● Your instructions
Can you transcribe every line exactly and leave the pictures behind?

● Provided material
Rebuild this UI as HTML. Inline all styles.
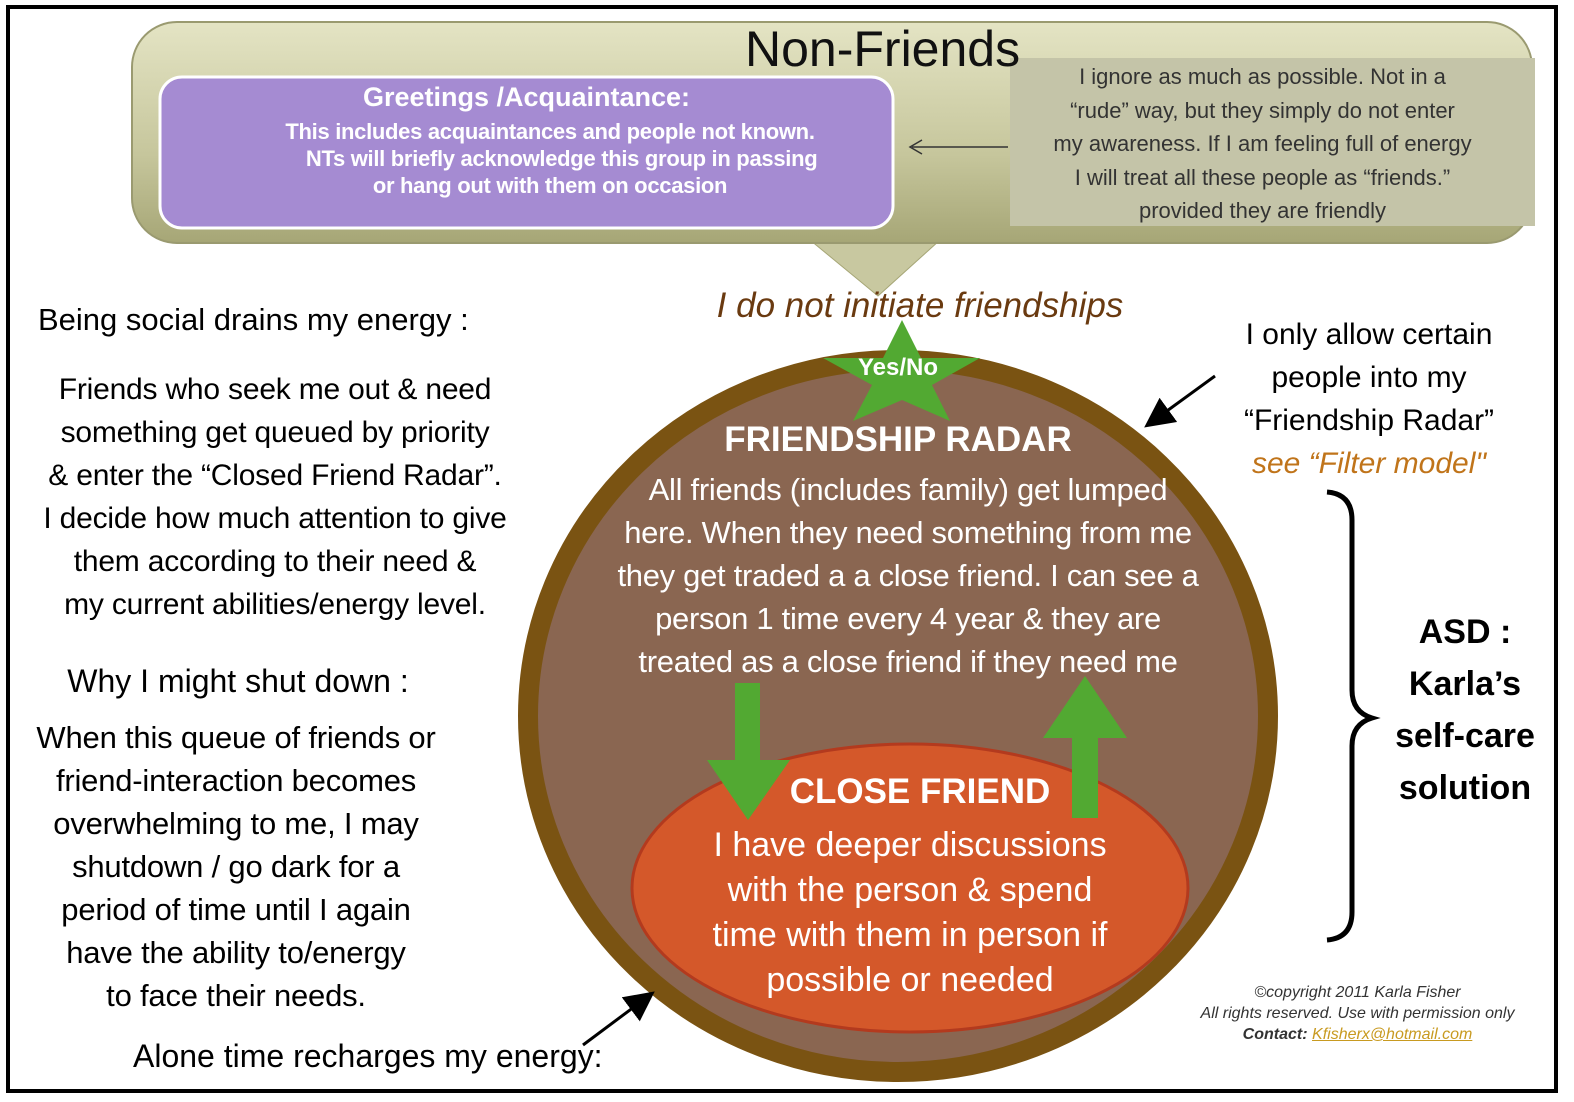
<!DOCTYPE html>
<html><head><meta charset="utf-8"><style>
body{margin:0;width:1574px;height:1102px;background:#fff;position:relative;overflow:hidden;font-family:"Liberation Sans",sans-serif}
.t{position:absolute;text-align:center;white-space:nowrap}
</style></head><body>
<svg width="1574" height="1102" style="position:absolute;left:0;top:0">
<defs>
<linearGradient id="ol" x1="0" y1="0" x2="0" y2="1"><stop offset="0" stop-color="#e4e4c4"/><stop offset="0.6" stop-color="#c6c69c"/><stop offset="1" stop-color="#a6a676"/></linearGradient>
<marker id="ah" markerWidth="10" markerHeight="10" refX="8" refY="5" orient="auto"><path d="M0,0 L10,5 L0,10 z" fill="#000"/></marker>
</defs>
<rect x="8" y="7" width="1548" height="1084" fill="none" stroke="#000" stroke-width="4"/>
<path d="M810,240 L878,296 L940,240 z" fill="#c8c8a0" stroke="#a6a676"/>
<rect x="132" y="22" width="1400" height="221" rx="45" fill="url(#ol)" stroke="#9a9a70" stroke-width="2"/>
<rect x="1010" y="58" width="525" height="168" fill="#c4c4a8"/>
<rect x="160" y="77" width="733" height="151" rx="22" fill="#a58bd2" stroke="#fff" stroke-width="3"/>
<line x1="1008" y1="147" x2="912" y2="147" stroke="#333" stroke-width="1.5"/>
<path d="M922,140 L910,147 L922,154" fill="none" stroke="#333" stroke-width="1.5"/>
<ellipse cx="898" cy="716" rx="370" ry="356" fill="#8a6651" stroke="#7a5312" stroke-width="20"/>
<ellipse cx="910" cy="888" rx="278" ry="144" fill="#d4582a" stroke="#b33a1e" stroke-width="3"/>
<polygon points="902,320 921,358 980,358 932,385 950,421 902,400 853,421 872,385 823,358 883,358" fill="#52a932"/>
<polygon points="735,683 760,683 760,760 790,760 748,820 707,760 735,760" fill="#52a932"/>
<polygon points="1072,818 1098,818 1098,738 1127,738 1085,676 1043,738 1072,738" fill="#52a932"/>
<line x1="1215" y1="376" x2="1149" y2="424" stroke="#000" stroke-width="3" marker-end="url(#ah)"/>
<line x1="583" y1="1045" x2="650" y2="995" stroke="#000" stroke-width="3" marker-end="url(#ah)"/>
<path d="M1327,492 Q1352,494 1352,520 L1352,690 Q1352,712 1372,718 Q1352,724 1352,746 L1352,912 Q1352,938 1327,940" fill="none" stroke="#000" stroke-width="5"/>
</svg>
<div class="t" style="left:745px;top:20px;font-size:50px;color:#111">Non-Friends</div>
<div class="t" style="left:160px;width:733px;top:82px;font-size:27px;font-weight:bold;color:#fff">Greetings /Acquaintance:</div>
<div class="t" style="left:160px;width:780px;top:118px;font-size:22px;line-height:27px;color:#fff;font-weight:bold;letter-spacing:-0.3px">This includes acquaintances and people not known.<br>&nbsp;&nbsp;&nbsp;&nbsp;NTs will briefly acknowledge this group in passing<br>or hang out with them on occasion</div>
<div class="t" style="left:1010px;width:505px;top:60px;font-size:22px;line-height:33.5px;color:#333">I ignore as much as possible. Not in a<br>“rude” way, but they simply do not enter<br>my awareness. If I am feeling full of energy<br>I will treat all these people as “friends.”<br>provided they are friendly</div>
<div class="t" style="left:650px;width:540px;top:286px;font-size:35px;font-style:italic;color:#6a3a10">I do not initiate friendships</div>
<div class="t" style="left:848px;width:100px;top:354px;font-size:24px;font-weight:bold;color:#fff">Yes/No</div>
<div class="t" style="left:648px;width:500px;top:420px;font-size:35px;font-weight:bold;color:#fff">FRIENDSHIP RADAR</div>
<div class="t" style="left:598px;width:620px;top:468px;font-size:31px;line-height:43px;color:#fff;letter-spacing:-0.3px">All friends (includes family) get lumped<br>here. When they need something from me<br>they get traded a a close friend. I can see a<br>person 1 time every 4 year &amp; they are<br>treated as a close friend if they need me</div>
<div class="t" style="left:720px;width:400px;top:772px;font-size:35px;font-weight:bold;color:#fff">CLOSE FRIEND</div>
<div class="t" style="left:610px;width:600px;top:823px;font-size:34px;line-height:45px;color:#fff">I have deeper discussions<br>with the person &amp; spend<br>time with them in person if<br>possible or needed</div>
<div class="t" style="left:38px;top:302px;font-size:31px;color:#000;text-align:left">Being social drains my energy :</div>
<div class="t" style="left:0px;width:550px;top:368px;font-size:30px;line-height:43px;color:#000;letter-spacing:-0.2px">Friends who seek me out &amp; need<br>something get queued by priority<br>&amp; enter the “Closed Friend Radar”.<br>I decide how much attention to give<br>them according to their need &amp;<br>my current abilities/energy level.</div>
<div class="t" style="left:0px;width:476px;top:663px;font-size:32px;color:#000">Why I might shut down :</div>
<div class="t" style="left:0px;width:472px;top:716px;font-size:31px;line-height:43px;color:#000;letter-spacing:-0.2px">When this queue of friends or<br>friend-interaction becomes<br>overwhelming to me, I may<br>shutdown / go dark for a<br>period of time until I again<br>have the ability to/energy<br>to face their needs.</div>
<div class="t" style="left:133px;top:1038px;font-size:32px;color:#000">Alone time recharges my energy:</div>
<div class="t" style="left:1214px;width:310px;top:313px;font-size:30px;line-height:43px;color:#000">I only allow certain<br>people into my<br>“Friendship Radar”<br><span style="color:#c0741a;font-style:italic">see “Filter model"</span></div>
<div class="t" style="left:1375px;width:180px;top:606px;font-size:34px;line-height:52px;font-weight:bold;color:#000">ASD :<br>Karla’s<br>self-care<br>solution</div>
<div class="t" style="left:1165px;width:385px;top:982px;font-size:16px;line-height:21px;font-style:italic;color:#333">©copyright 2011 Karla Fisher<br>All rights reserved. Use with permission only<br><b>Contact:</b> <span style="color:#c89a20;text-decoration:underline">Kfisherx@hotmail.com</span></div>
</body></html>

● Output of the exercise
Rebuild this UI as HTML. Inline all styles.
<!DOCTYPE html>
<html><head><meta charset="utf-8"><style>
body{margin:0;width:1574px;height:1102px;background:#fff;position:relative;overflow:hidden;font-family:"Liberation Sans",sans-serif}
.t{position:absolute;text-align:center;white-space:nowrap}
</style></head><body>
<svg width="1574" height="1102" style="position:absolute;left:0;top:0">
<defs>
<linearGradient id="ol" x1="0" y1="0" x2="0" y2="1"><stop offset="0" stop-color="#e4e4c4"/><stop offset="0.6" stop-color="#c6c69c"/><stop offset="1" stop-color="#a6a676"/></linearGradient>
<marker id="ah" markerWidth="10" markerHeight="10" refX="8" refY="5" orient="auto"><path d="M0,0 L10,5 L0,10 z" fill="#000"/></marker>
</defs>
<rect x="8" y="7" width="1548" height="1084" fill="none" stroke="#000" stroke-width="4"/>
<path d="M810,240 L878,296 L940,240 z" fill="#c8c8a0" stroke="#a6a676"/>
<rect x="132" y="22" width="1400" height="221" rx="45" fill="url(#ol)" stroke="#9a9a70" stroke-width="2"/>
<rect x="1010" y="58" width="525" height="168" fill="#c4c4a8"/>
<rect x="160" y="77" width="733" height="151" rx="22" fill="#a58bd2" stroke="#fff" stroke-width="3"/>
<line x1="1008" y1="147" x2="912" y2="147" stroke="#333" stroke-width="1.5"/>
<path d="M922,140 L910,147 L922,154" fill="none" stroke="#333" stroke-width="1.5"/>
<ellipse cx="898" cy="716" rx="370" ry="356" fill="#8a6651" stroke="#7a5312" stroke-width="20"/>
<ellipse cx="910" cy="888" rx="278" ry="144" fill="#d4582a" stroke="#b33a1e" stroke-width="3"/>
<polygon points="902,320 921,358 980,358 932,385 950,421 902,400 853,421 872,385 823,358 883,358" fill="#52a932"/>
<polygon points="735,683 760,683 760,760 790,760 748,820 707,760 735,760" fill="#52a932"/>
<polygon points="1072,818 1098,818 1098,738 1127,738 1085,676 1043,738 1072,738" fill="#52a932"/>
<line x1="1215" y1="376" x2="1149" y2="424" stroke="#000" stroke-width="3" marker-end="url(#ah)"/>
<line x1="583" y1="1045" x2="650" y2="995" stroke="#000" stroke-width="3" marker-end="url(#ah)"/>
<path d="M1327,492 Q1352,494 1352,520 L1352,690 Q1352,712 1372,718 Q1352,724 1352,746 L1352,912 Q1352,938 1327,940" fill="none" stroke="#000" stroke-width="5"/>
</svg>
<div class="t" style="left:745px;top:20px;font-size:50px;color:#111">Non-Friends</div>
<div class="t" style="left:160px;width:733px;top:82px;font-size:27px;font-weight:bold;color:#fff">Greetings /Acquaintance:</div>
<div class="t" style="left:160px;width:780px;top:118px;font-size:22px;line-height:27px;color:#fff;font-weight:bold;letter-spacing:-0.3px">This includes acquaintances and people not known.<br>&nbsp;&nbsp;&nbsp;&nbsp;NTs will briefly acknowledge this group in passing<br>or hang out with them on occasion</div>
<div class="t" style="left:1010px;width:505px;top:60px;font-size:22px;line-height:33.5px;color:#333">I ignore as much as possible. Not in a<br>“rude” way, but they simply do not enter<br>my awareness. If I am feeling full of energy<br>I will treat all these people as “friends.”<br>provided they are friendly</div>
<div class="t" style="left:650px;width:540px;top:286px;font-size:35px;font-style:italic;color:#6a3a10">I do not initiate friendships</div>
<div class="t" style="left:848px;width:100px;top:354px;font-size:24px;font-weight:bold;color:#fff">Yes/No</div>
<div class="t" style="left:648px;width:500px;top:420px;font-size:35px;font-weight:bold;color:#fff">FRIENDSHIP RADAR</div>
<div class="t" style="left:598px;width:620px;top:468px;font-size:31px;line-height:43px;color:#fff;letter-spacing:-0.3px">All friends (includes family) get lumped<br>here. When they need something from me<br>they get traded a a close friend. I can see a<br>person 1 time every 4 year &amp; they are<br>treated as a close friend if they need me</div>
<div class="t" style="left:720px;width:400px;top:772px;font-size:35px;font-weight:bold;color:#fff">CLOSE FRIEND</div>
<div class="t" style="left:610px;width:600px;top:823px;font-size:34px;line-height:45px;color:#fff">I have deeper discussions<br>with the person &amp; spend<br>time with them in person if<br>possible or needed</div>
<div class="t" style="left:38px;top:302px;font-size:31px;color:#000;text-align:left">Being social drains my energy :</div>
<div class="t" style="left:0px;width:550px;top:368px;font-size:30px;line-height:43px;color:#000;letter-spacing:-0.2px">Friends who seek me out &amp; need<br>something get queued by priority<br>&amp; enter the “Closed Friend Radar”.<br>I decide how much attention to give<br>them according to their need &amp;<br>my current abilities/energy level.</div>
<div class="t" style="left:0px;width:476px;top:663px;font-size:32px;color:#000">Why I might shut down :</div>
<div class="t" style="left:0px;width:472px;top:716px;font-size:31px;line-height:43px;color:#000;letter-spacing:-0.2px">When this queue of friends or<br>friend-interaction becomes<br>overwhelming to me, I may<br>shutdown / go dark for a<br>period of time until I again<br>have the ability to/energy<br>to face their needs.</div>
<div class="t" style="left:133px;top:1038px;font-size:32px;color:#000">Alone time recharges my energy:</div>
<div class="t" style="left:1214px;width:310px;top:313px;font-size:30px;line-height:43px;color:#000">I only allow certain<br>people into my<br>“Friendship Radar”<br><span style="color:#c0741a;font-style:italic">see “Filter model"</span></div>
<div class="t" style="left:1375px;width:180px;top:606px;font-size:34px;line-height:52px;font-weight:bold;color:#000">ASD :<br>Karla’s<br>self-care<br>solution</div>
<div class="t" style="left:1165px;width:385px;top:982px;font-size:16px;line-height:21px;font-style:italic;color:#333">©copyright 2011 Karla Fisher<br>All rights reserved. Use with permission only<br><b>Contact:</b> <span style="color:#c89a20;text-decoration:underline">Kfisherx@hotmail.com</span></div>
</body></html>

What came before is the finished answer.